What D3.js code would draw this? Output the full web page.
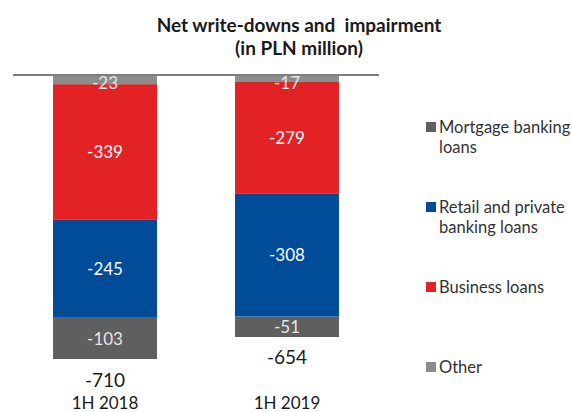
<!DOCTYPE html>
<html>
<head>
<meta charset="utf-8">
<script src="https://cdn.jsdelivr.net/npm/d3@7"></script>
<style>
  html, body { margin: 0; padding: 0; background: #fff; }
  svg { display: block; }
</style>
</head>
<body>
<svg id="chart" width="572" height="412"></svg>
<script>
// Periods and segment values (PLN million)
const periods = ["1H 2018", "1H 2019"];
const other = [-23, -17];
const business = [-339, -279];
const retail = [-245, -308];
const mortgage = [-103, -51];
const totals = [-710, -654];

// Stack order from the zero line downwards
const seriesKeys = ["other", "business", "retail", "mortgage"];
const seriesNames = {
  mortgage: ["Mortgage banking", "loans"],
  retail: ["Retail and private", "banking loans"],
  business: ["Business loans"],
  other: ["Other"]
};
const colors = {
  other: "#8c8c8c",
  business: "#e32226",
  retail: "#004c99",
  mortgage: "#5f5f5f"
};

const rows = periods.map((p, i) => ({
  period: p,
  other: other[i],
  business: business[i],
  retail: retail[i],
  mortgage: mortgage[i],
  total: totals[i]
}));

const svg = d3.select("#chart");

const x = d3.scaleBand()
  .domain(periods)
  .range([13, 379])
  .paddingInner(0.4286)
  .paddingOuter(0.22);

const y = d3.scaleLinear()
  .domain([0, -800])
  .range([75, 395]);

const stacked = d3.stack()
  .keys(seriesKeys)
  .offset(d3.stackOffsetDiverging)(rows);

const segTop = d => Math.min(y(d[0]), y(d[1]));
const segBottom = d => Math.max(y(d[0]), y(d[1]));

// Bars
const layers = svg.append("g").selectAll("g")
  .data(stacked)
  .join("g")
  .attr("fill", d => colors[d.key]);

layers.selectAll("rect")
  .data(d => d)
  .join("rect")
  .attr("x", d => x(d.data.period))
  .attr("width", x.bandwidth())
  .attr("y", d => segTop(d))
  .attr("height", d => segBottom(d) - segTop(d));

// Zero line
svg.append("line")
  .attr("x1", x.range()[0])
  .attr("x2", x.range()[1])
  .attr("y1", y(0))
  .attr("y2", y(0))
  .attr("stroke", "#7f7f7f")
  .attr("stroke-width", 2);

// Segment value labels (kept just below the zero line for thin segments)
svg.append("g").selectAll("g")
  .data(stacked)
  .join("g")
  .selectAll("text")
  .data(d => d.map(v => ({ v, key: d.key })))
  .join("text")
  .attr("x", d => x(d.v.data.period) + x.bandwidth() / 2)
  .attr("y", d => Math.max((segTop(d.v) + segBottom(d.v)) / 2, y(0) + 8))
  .attr("dy", "0.36em")
  .attr("text-anchor", "middle")
  .attr("font-family", "Lato, 'Open Sans', sans-serif")
  .attr("font-size", 17)
  .attr("fill", d => d.key === "mortgage" || d.key === "other" ? "#e6e6e6" : "#ffffff")
  .text(d => d.v.data[d.key]);

// Totals under each bar
svg.append("g").selectAll("text")
  .data(rows)
  .join("text")
  .attr("x", d => x(d.period) + x.bandwidth() / 2)
  .attr("y", d => y(d.total) + 21)
  .attr("dy", "0.36em")
  .attr("text-anchor", "middle")
  .attr("font-family", "Lato, 'Open Sans', sans-serif")
  .attr("font-size", 19)
  .attr("fill", "#1a1a1a")
  .text(d => d.total);

// Category axis labels
const xAxis = svg.append("g")
  .attr("transform", "translate(0,397)")
  .call(d3.axisBottom(x).tickSize(0).tickPadding(0));
xAxis.select(".domain").remove();
xAxis.selectAll("text")
  .attr("dy", "0.71em")
  .attr("font-family", "Lato, 'Open Sans', sans-serif")
  .attr("font-size", 17)
  .attr("fill", "#1a1a1a");

// Title
const title = svg.append("text")
  .attr("text-anchor", "middle")
  .attr("font-family", "Lato, 'Open Sans', sans-serif")
  .attr("font-weight", 700)
  .attr("font-size", 19)
  .attr("fill", "#1a1a1a");
title.append("tspan").attr("x", 299).attr("y", 32).text("Net write-downs and\u00a0 impairment");
title.append("tspan").attr("x", 299).attr("y", 55).text("(in PLN million)");

// Legend
const legendOrder = ["mortgage", "retail", "business", "other"];
const legend = svg.append("g")
  .selectAll("g")
  .data(legendOrder)
  .join("g")
  .attr("transform", (d, i) => `translate(426,${133 + i * 80})`);

legend.append("rect")
  .attr("x", 0)
  .attr("y", -11)
  .attr("width", 10)
  .attr("height", 10)
  .attr("fill", d => colors[d]);

legend.append("text")
  .attr("font-family", "Lato, 'Open Sans', sans-serif")
  .attr("font-size", 16.5)
  .attr("fill", "#333")
  .selectAll("tspan")
  .data(d => seriesNames[d])
  .join("tspan")
  .attr("x", 13)
  .attr("y", (d, i) => i * 20)
  .text(d => d);
</script>
</body>
</html>
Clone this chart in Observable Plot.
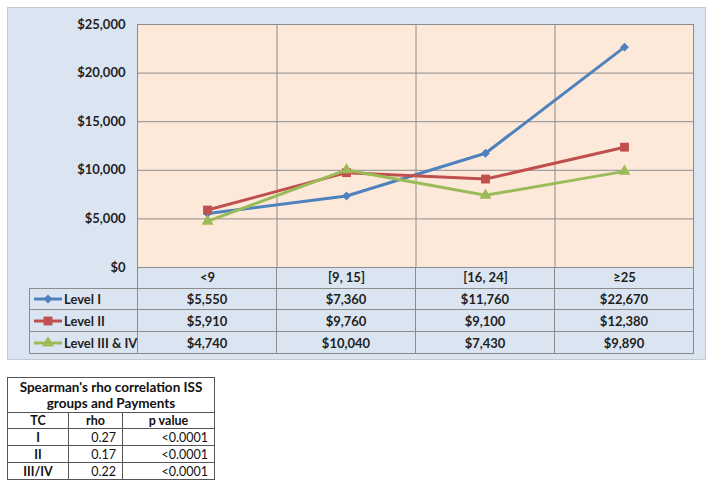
<!DOCTYPE html>
<html>
<head>
<meta charset="utf-8">
<script src="https://cdn.jsdelivr.net/npm/d3@7"></script>
<script src="https://cdn.jsdelivr.net/npm/@observablehq/plot@0.6"></script>
<style>
  html, body { margin: 0; padding: 0; background: #ffffff; }
  #wrap { position: relative; width: 714px; height: 487px; overflow: hidden; font-family: Lato, "Open Sans", sans-serif; color: #1f1f1f; }
  #box { position: absolute; left: 7px; top: 7px; width: 697px; height: 351px; background: #dbe5f1; border: 1px solid #c3cad3; }
  .cell { position: absolute; box-sizing: border-box; display: flex; align-items: center; justify-content: center; font-size: 13px; font-weight: bold; white-space: nowrap; }
  #plot { position: absolute; left: 0; top: 0; }
  .sp { position: absolute; box-sizing: border-box; display: flex; align-items: center; font-size: 12.5px; white-space: nowrap; color: #111; }
</style>
</head>
<body>
<div id="wrap">
  <div id="box"></div>
  <div id="dtable"></div>
  <div id="plot"></div>
  <div id="stable"></div>
</div>
<script>
// ---- data ----
const categories = ["<9", "[9, 15]", "[16, 24]", "≥25"];
const seriesNames = ["Level I", "Level II", "Level III & IV"];
const levelI = [5550, 7360, 11760, 22670];
const levelII = [5910, 9760, 9100, 12380];
const levelIIIIV = [4740, 10040, 7430, 9890];
const seriesColors = ["#4f81bd", "#c0504d", "#9bbb59"];
const seriesSymbols = ["diamond2", "square", "triangle"];
const yTicks = [0, 5000, 10000, 15000, 20000, 25000];

const spearmanTitle = "Spearman's rho correlation ISS groups and Payments";
const spearmanHeaders = ["TC", "rho", "p value"];
const spearmanGroups = ["I", "II", "III/IV"];
const spearmanRho = ["0.27", "0.17", "0.22"];
const spearmanP = ["<0.0001", "<0.0001", "<0.0001"];

// ---- build ----
const seriesValues = [levelI, levelII, levelIIIIV];
const rows = [];
seriesNames.forEach((s, si) => categories.forEach((c, ci) => rows.push({series: s, cat: c, value: seriesValues[si][ci]})));
const fmt = d => "$" + d3.format(",")(d);

const W = 714, H = 289, ML = 137, MR = 21, MT = 24, MB = 22;
const step = (W - ML - MR) / categories.length;
const grid = "#8c8c8c";
const rSizes = [4, 5, 4.4];

const chart = Plot.plot({
  width: W, height: H,
  marginLeft: ML, marginRight: MR, marginTop: MT, marginBottom: MB,
  style: {background: "transparent", fontFamily: "Lato, 'Open Sans', sans-serif", fontSize: "13px", fontWeight: "bold", color: "#1f1f1f", overflow: "visible"},
  x: {type: "point", domain: categories, padding: 0.5, label: null, tickSize: 0, tickPadding: 5},
  y: {domain: [0, 25000], ticks: yTicks, tickFormat: fmt, label: null, tickSize: 0, tickPadding: 12},
  color: {domain: seriesNames, range: seriesColors},
  symbol: {domain: seriesNames, range: seriesSymbols},
  marks: [
    Plot.frame({fill: "#fde9d9", stroke: null}),
    Plot.gridY(yTicks, {stroke: grid, strokeOpacity: 1}),
    Plot.ruleX(categories.slice(1), {dx: -step / 2, stroke: grid}),
    Plot.frame({stroke: grid}),
    Plot.line(rows, {x: "cat", y: "value", z: "series", stroke: "series", strokeWidth: 3}),
    ...seriesNames.map((s, i) => Plot.dot(rows, {filter: d => d.series === s, x: "cat", y: "value", symbol: "series", fill: "series", stroke: null, r: rSizes[i]}))
  ]
});
document.getElementById("plot").appendChild(chart);

// ---- data table under the plot ----
const colEdges = [29, ML, ...categories.map((c, i) => ML + step * (i + 1))];
const rowEdges = [H - MB, 288, 309, 331, 353];
const dt = document.getElementById("dtable");
const tb = "#8c8c8c";
function addCell(parent, cls, x0, x1, y0, y1, opts) {
  const d = document.createElement("div");
  d.className = cls;
  d.style.left = x0 + "px"; d.style.top = y0 + "px";
  d.style.width = (x1 - x0 + 1) + "px"; d.style.height = (y1 - y0 + 1) + "px";
  d.style.border = "1px solid " + opts.border;
  if (opts.justify) d.style.justifyContent = opts.justify;
  if (opts.pad) d.style.padding = opts.pad;
  if (opts.weight) d.style.fontWeight = opts.weight;
  if (opts.size) d.style.fontSize = opts.size;
  if (opts.html !== undefined) d.innerHTML = opts.html;
  else if (opts.text !== undefined) d.textContent = opts.text;
  parent.appendChild(d);
  return d;
}
// header row (labels come from Plot's x axis)
for (let c = 1; c < colEdges.length - 1; c++) addCell(dt, "cell", colEdges[c], colEdges[c + 1], rowEdges[0], rowEdges[1], {border: tb});
seriesNames.forEach((s, si) => {
  const y0 = rowEdges[si + 1], y1 = rowEdges[si + 2];
  const sym = d3.symbol().type({"diamond2": d3.symbolDiamond2, "square": d3.symbolSquare, "triangle": d3.symbolTriangle}[seriesSymbols[si]]).size(Math.PI * rSizes[si] * rSizes[si])();
  const sw = `<svg width="30" height="14" style="margin-right:1px;overflow:visible"><line x1="1" x2="29" y1="7" y2="7" stroke="${seriesColors[si]}" stroke-width="3"/><path d="${sym}" transform="translate(15,7)" fill="${seriesColors[si]}"/></svg>`;
  addCell(dt, "cell", colEdges[0], colEdges[1], y0, y1, {border: tb, justify: "flex-start", pad: "0 0 0 3px", html: sw + "<span>" + s + "</span>"});
  categories.forEach((c, ci) => addCell(dt, "cell", colEdges[ci + 1], colEdges[ci + 2], y0, y1, {border: tb, text: fmt(seriesValues[si][ci])}));
});

// ---- Spearman table ----
const st = document.getElementById("stable");
const sc = [7, 68, 122, 214];
const sr = [377, 412, 428, 445, 462, 479];
const sb = "#555";
const t = addCell(st, "sp", sc[0], sc[3], sr[0], sr[1], {border: sb, justify: "center", weight: "bold", size: "13.5px"});
t.style.whiteSpace = "normal"; t.style.textAlign = "center"; t.style.lineHeight = "16px"; t.style.padding = "0 4px";
t.textContent = spearmanTitle;
spearmanHeaders.forEach((h, i) => addCell(st, "sp", sc[i], sc[i + 1], sr[1], sr[2], {border: sb, justify: "center", weight: "bold", text: h}));
spearmanGroups.forEach((g, i) => {
  addCell(st, "sp", sc[0], sc[1], sr[i + 2], sr[i + 3], {border: sb, justify: "center", weight: "bold", text: g});
  addCell(st, "sp", sc[1], sc[2], sr[i + 2], sr[i + 3], {border: sb, justify: "flex-end", pad: "0 6px 0 0", text: spearmanRho[i]});
  addCell(st, "sp", sc[2], sc[3], sr[i + 2], sr[i + 3], {border: sb, justify: "flex-end", pad: "0 6px 0 0", text: spearmanP[i]});
});
</script>
</body>
</html>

------------

- _EXERCISE PROMPT_
Go through the data above and find the lines with the word "chart". Copy each of those lines.

- _EXPECTED OUTPUT_
<svg id="chart" width="572" height="412"></svg>
const svg = d3.select("#chart");
Clone this chart in Observable Plot.
const chart = Plot.plot({
document.getElementById("plot").appendChild(chart);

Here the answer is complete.